⟨

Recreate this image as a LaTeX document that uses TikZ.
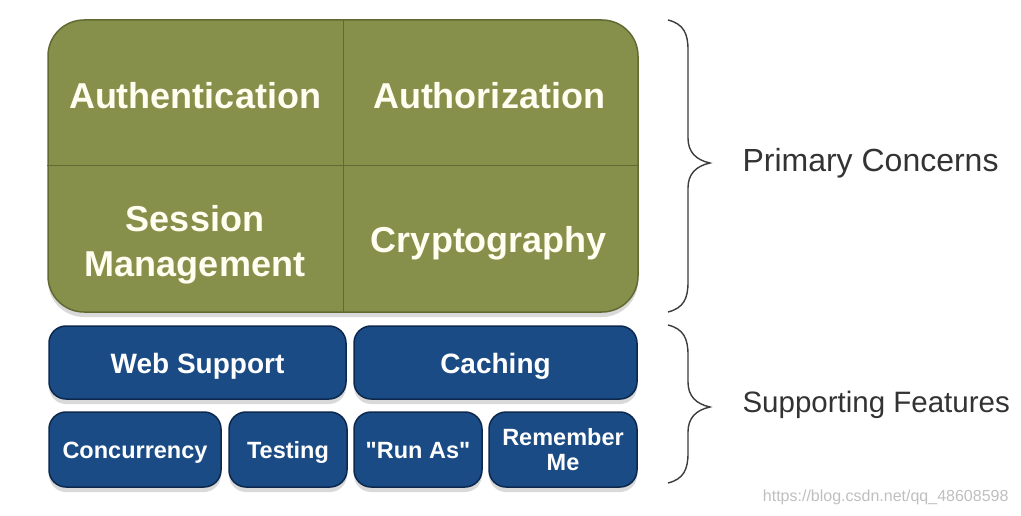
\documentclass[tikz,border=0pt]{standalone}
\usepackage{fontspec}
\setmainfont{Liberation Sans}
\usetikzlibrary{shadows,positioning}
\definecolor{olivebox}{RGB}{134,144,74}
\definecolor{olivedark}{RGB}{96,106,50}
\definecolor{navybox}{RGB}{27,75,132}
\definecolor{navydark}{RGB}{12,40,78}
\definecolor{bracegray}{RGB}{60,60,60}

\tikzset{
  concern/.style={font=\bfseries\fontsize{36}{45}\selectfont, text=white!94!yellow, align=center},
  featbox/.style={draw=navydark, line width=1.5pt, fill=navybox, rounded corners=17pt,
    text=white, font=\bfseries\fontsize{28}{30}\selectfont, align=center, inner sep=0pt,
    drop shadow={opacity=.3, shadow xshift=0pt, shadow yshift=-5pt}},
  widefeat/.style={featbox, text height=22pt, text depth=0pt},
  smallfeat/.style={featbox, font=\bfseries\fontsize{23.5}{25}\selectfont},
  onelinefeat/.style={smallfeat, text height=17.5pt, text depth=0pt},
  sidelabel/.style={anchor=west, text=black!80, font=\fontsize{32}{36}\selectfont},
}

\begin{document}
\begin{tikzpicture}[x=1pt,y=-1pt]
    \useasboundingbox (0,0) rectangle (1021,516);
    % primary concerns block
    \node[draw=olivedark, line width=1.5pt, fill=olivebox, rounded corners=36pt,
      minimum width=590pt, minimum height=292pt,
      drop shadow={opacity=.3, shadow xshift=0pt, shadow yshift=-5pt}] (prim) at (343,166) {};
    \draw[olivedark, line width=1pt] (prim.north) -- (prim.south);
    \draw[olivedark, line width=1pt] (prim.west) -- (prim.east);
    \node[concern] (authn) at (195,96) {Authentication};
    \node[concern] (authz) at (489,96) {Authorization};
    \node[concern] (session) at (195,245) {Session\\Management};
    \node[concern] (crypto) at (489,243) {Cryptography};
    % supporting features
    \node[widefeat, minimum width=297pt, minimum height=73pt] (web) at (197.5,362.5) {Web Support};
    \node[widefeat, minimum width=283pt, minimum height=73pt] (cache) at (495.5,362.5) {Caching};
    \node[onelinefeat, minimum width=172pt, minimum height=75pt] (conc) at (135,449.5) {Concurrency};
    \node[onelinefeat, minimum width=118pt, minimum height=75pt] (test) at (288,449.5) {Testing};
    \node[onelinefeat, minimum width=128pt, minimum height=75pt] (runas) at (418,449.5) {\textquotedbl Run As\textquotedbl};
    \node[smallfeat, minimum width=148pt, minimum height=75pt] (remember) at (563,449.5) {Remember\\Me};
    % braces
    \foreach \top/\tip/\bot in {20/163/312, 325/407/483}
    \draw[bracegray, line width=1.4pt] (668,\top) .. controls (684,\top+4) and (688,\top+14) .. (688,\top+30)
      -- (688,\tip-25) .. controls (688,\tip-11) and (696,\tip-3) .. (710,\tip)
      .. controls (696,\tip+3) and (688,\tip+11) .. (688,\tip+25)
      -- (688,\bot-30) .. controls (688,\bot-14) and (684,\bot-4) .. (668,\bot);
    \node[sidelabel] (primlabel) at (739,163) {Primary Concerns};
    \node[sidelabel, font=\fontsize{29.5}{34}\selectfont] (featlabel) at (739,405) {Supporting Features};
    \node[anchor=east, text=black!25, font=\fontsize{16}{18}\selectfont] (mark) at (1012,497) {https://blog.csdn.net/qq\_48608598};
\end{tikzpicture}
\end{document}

⟩

WHAT THE EXERCISE ASKS:
Give an exact copy of the material, leaving out every picture.

THE REPLY:
Recreate this image as a LaTeX document that uses TikZ.
\documentclass[tikz,border=0pt]{standalone}
\usepackage{fontspec}
\setmainfont{Liberation Sans}
\usetikzlibrary{shadows,positioning}
\definecolor{olivebox}{RGB}{134,144,74}
\definecolor{olivedark}{RGB}{96,106,50}
\definecolor{navybox}{RGB}{27,75,132}
\definecolor{navydark}{RGB}{12,40,78}
\definecolor{bracegray}{RGB}{60,60,60}

\tikzset{
  concern/.style={font=\bfseries\fontsize{36}{45}\selectfont, text=white!94!yellow, align=center},
  featbox/.style={draw=navydark, line width=1.5pt, fill=navybox, rounded corners=17pt,
    text=white, font=\bfseries\fontsize{28}{30}\selectfont, align=center, inner sep=0pt,
    drop shadow={opacity=.3, shadow xshift=0pt, shadow yshift=-5pt}},
  widefeat/.style={featbox, text height=22pt, text depth=0pt},
  smallfeat/.style={featbox, font=\bfseries\fontsize{23.5}{25}\selectfont},
  onelinefeat/.style={smallfeat, text height=17.5pt, text depth=0pt},
  sidelabel/.style={anchor=west, text=black!80, font=\fontsize{32}{36}\selectfont},
}

\begin{document}
\begin{tikzpicture}[x=1pt,y=-1pt]
    \useasboundingbox (0,0) rectangle (1021,516);
    % primary concerns block
    \node[draw=olivedark, line width=1.5pt, fill=olivebox, rounded corners=36pt,
      minimum width=590pt, minimum height=292pt,
      drop shadow={opacity=.3, shadow xshift=0pt, shadow yshift=-5pt}] (prim) at (343,166) {};
    \draw[olivedark, line width=1pt] (prim.north) -- (prim.south);
    \draw[olivedark, line width=1pt] (prim.west) -- (prim.east);
    \node[concern] (authn) at (195,96) {Authentication};
    \node[concern] (authz) at (489,96) {Authorization};
    \node[concern] (session) at (195,245) {Session\\Management};
    \node[concern] (crypto) at (489,243) {Cryptography};
    % supporting features
    \node[widefeat, minimum width=297pt, minimum height=73pt] (web) at (197.5,362.5) {Web Support};
    \node[widefeat, minimum width=283pt, minimum height=73pt] (cache) at (495.5,362.5) {Caching};
    \node[onelinefeat, minimum width=172pt, minimum height=75pt] (conc) at (135,449.5) {Concurrency};
    \node[onelinefeat, minimum width=118pt, minimum height=75pt] (test) at (288,449.5) {Testing};
    \node[onelinefeat, minimum width=128pt, minimum height=75pt] (runas) at (418,449.5) {\textquotedbl Run As\textquotedbl};
    \node[smallfeat, minimum width=148pt, minimum height=75pt] (remember) at (563,449.5) {Remember\\Me};
    % braces
    \foreach \top/\tip/\bot in {20/163/312, 325/407/483}
    \draw[bracegray, line width=1.4pt] (668,\top) .. controls (684,\top+4) and (688,\top+14) .. (688,\top+30)
      -- (688,\tip-25) .. controls (688,\tip-11) and (696,\tip-3) .. (710,\tip)
      .. controls (696,\tip+3) and (688,\tip+11) .. (688,\tip+25)
      -- (688,\bot-30) .. controls (688,\bot-14) and (684,\bot-4) .. (668,\bot);
    \node[sidelabel] (primlabel) at (739,163) {Primary Concerns};
    \node[sidelabel, font=\fontsize{29.5}{34}\selectfont] (featlabel) at (739,405) {Supporting Features};
    \node[anchor=east, text=black!25, font=\fontsize{16}{18}\selectfont] (mark) at (1012,497) {https://blog.csdn.net/qq\_48608598};
\end{tikzpicture}
\end{document}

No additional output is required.